Charts and diagrams as code
[Start]
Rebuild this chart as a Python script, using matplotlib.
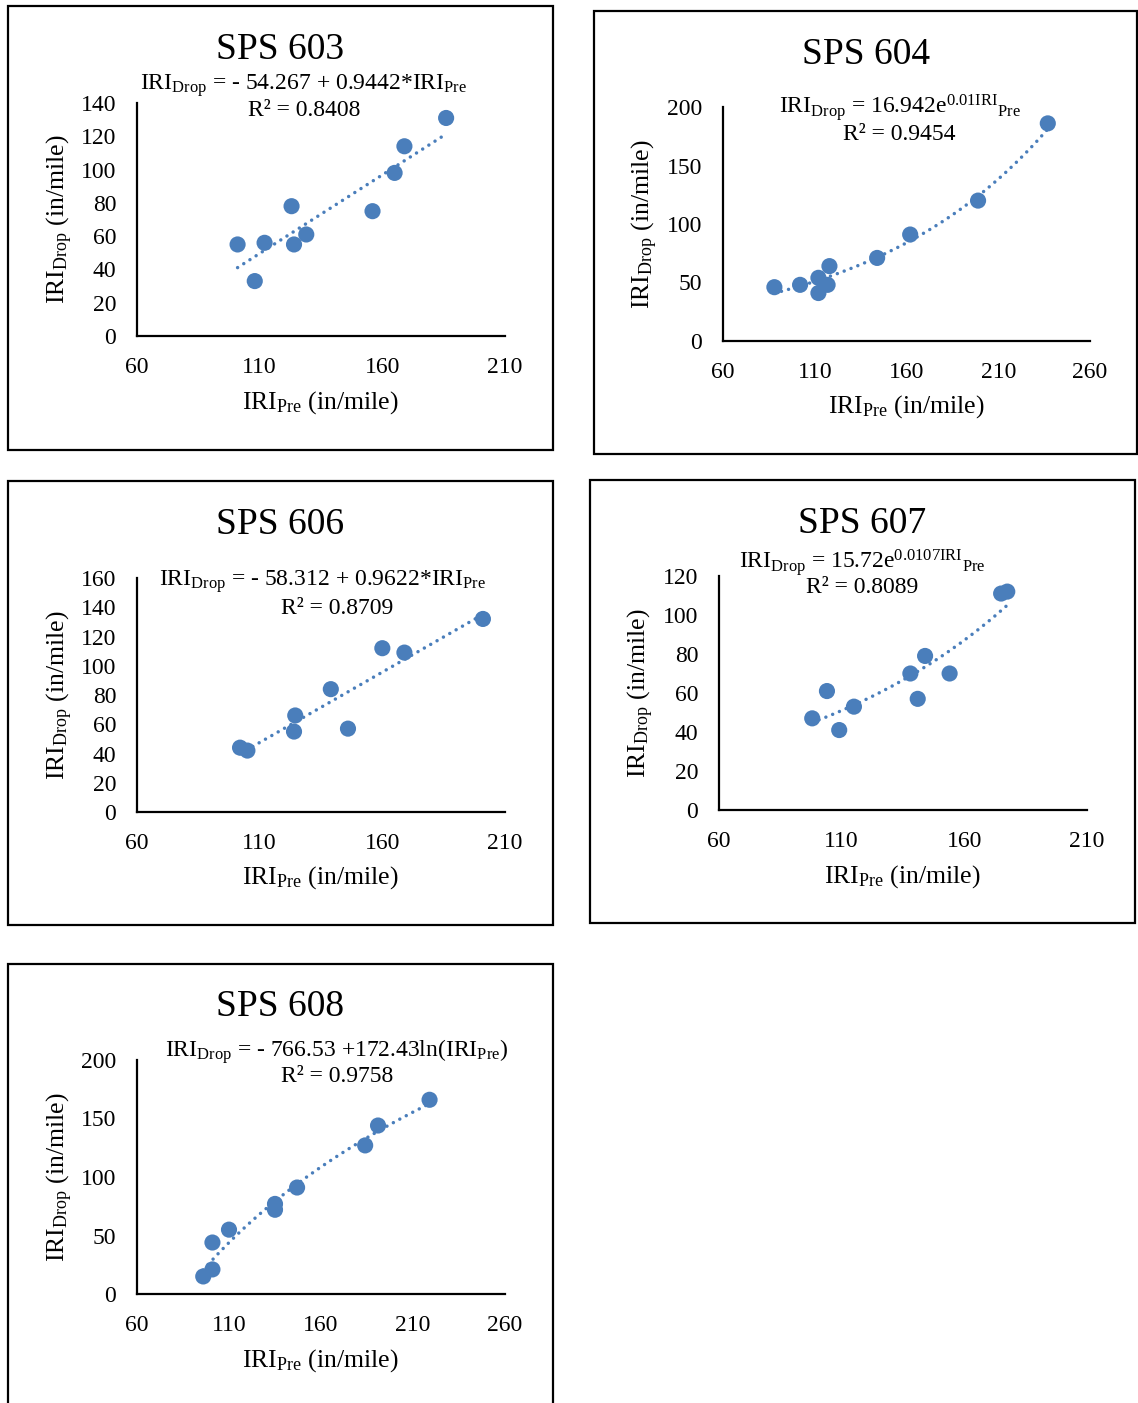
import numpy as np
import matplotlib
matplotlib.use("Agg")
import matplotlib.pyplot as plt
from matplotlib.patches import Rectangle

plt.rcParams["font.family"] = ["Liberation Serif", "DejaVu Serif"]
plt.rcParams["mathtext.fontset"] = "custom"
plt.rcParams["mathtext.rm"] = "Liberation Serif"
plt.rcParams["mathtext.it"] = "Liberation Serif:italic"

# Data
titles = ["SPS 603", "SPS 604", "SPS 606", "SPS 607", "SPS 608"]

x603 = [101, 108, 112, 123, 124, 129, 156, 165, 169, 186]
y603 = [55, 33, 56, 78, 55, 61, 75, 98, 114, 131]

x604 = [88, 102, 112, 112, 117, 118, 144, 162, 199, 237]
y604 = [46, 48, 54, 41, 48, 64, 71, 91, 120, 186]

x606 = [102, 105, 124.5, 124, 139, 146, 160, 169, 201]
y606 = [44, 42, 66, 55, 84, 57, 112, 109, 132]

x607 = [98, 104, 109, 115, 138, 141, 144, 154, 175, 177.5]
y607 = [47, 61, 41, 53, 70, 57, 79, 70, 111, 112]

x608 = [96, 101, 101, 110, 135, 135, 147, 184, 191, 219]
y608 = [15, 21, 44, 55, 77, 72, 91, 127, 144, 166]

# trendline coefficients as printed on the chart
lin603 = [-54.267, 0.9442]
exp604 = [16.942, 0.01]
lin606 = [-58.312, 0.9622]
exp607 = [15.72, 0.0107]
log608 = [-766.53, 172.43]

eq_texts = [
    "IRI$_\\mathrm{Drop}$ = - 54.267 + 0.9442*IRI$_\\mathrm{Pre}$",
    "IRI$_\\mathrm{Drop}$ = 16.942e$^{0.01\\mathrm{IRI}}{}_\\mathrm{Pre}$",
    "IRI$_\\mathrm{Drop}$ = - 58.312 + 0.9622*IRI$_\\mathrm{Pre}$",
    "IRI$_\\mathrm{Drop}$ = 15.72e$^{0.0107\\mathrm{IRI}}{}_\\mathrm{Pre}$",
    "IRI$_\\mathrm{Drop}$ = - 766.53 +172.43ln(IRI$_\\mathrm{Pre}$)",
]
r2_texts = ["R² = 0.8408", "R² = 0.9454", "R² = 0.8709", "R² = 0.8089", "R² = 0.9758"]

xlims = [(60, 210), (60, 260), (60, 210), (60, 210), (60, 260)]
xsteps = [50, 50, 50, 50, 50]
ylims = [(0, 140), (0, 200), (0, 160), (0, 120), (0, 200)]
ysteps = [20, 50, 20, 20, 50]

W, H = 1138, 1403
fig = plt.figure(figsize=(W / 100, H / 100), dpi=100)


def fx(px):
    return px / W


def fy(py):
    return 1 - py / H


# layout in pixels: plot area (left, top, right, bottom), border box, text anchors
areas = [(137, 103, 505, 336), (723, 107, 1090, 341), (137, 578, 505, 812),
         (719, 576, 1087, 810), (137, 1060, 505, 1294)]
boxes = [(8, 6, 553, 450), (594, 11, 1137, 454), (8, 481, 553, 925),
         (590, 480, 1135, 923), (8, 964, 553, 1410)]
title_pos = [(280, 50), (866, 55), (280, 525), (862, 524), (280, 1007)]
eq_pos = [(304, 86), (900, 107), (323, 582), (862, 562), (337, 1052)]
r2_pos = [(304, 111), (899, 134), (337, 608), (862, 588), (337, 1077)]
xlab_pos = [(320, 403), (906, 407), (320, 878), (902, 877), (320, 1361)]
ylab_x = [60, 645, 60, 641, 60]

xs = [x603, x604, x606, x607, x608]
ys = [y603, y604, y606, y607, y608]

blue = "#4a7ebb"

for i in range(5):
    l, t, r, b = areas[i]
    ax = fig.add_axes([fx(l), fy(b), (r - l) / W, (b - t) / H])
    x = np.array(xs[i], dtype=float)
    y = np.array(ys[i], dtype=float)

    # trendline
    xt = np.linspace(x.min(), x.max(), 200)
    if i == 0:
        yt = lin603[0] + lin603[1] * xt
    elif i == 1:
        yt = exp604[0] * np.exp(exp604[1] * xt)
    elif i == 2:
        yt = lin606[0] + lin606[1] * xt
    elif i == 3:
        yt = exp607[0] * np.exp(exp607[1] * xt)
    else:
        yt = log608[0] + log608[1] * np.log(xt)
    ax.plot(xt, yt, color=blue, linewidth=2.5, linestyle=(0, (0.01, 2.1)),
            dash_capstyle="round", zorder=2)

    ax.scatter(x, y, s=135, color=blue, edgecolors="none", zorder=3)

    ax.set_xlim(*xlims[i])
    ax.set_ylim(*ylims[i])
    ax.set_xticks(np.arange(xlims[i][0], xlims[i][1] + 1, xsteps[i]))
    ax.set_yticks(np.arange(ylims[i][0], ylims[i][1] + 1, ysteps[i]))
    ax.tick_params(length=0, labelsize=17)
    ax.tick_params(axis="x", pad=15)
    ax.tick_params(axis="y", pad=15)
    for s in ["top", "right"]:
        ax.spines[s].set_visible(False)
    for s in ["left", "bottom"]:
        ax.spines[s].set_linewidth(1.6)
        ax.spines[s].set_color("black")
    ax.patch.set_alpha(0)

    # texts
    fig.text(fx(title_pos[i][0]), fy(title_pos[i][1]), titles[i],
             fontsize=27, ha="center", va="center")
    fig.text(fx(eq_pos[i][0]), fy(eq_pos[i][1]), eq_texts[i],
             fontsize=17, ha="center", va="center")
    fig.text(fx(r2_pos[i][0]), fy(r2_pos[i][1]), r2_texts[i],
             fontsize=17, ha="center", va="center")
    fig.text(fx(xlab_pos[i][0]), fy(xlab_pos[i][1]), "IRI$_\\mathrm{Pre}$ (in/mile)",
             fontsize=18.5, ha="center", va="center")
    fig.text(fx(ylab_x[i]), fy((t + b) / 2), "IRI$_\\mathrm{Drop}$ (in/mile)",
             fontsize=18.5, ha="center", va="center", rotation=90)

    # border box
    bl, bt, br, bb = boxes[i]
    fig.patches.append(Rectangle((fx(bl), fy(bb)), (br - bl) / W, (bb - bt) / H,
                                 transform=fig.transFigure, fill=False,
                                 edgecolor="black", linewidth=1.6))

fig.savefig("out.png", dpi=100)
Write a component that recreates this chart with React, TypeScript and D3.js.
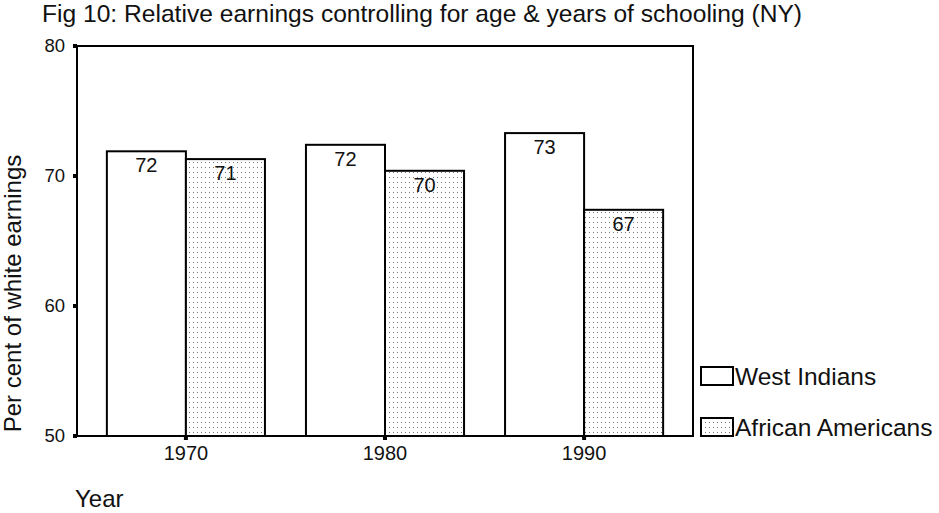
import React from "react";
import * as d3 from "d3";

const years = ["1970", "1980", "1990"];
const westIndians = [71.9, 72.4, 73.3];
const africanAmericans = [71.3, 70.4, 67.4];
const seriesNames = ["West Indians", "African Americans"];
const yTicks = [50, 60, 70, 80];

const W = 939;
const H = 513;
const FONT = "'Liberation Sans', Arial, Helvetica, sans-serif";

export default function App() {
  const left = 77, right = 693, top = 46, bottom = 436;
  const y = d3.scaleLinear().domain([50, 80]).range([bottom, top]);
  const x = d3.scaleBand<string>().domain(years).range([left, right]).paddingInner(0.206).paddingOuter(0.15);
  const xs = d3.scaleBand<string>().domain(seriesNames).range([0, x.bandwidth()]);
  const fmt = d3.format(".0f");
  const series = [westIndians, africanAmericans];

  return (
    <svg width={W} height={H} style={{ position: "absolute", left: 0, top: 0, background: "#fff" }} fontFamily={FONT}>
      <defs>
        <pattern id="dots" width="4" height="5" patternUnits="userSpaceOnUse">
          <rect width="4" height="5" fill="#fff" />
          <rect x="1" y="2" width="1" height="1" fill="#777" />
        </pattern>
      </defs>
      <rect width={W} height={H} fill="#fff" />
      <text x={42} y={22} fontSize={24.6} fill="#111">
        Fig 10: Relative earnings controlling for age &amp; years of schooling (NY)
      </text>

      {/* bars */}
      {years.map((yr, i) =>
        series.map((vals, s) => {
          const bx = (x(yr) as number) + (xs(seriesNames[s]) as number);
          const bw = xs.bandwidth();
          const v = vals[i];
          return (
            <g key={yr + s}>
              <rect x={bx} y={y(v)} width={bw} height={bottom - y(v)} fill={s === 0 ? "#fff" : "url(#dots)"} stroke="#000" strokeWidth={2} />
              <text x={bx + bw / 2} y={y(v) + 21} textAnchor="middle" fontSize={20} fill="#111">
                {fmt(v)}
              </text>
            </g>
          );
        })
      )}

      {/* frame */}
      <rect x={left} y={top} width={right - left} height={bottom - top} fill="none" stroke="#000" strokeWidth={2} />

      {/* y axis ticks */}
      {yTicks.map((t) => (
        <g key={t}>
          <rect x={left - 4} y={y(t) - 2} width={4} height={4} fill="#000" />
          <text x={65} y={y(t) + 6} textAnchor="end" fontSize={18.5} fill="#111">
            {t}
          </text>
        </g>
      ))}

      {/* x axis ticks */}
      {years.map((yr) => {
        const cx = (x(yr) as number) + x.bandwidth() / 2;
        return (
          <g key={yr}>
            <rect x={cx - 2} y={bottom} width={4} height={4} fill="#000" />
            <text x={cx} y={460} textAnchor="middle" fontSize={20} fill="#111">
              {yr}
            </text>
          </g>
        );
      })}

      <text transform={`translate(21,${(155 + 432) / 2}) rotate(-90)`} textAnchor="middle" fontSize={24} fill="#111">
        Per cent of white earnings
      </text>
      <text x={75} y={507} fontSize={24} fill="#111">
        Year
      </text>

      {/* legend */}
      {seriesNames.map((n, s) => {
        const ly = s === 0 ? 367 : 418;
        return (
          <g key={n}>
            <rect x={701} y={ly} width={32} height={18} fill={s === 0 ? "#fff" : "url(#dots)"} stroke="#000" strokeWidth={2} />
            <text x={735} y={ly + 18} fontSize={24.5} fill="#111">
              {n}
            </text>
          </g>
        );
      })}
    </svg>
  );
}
[End]
## [OBJECTIVE]
Omit all pictures, then copy the lines between the ones holding "Write a component" and "const series = [westIndians, africanAmericans];", inclusive.

## [ANSWER BELOW]
Write a component that recreates this chart with React, TypeScript and D3.js.
import React from "react";
import * as d3 from "d3";

const years = ["1970", "1980", "1990"];
const westIndians = [71.9, 72.4, 73.3];
const africanAmericans = [71.3, 70.4, 67.4];
const seriesNames = ["West Indians", "African Americans"];
const yTicks = [50, 60, 70, 80];

const W = 939;
const H = 513;
const FONT = "'Liberation Sans', Arial, Helvetica, sans-serif";

export default function App() {
  const left = 77, right = 693, top = 46, bottom = 436;
  const y = d3.scaleLinear().domain([50, 80]).range([bottom, top]);
  const x = d3.scaleBand<string>().domain(years).range([left, right]).paddingInner(0.206).paddingOuter(0.15);
  const xs = d3.scaleBand<string>().domain(seriesNames).range([0, x.bandwidth()]);
  const fmt = d3.format(".0f");
  const series = [westIndians, africanAmericans];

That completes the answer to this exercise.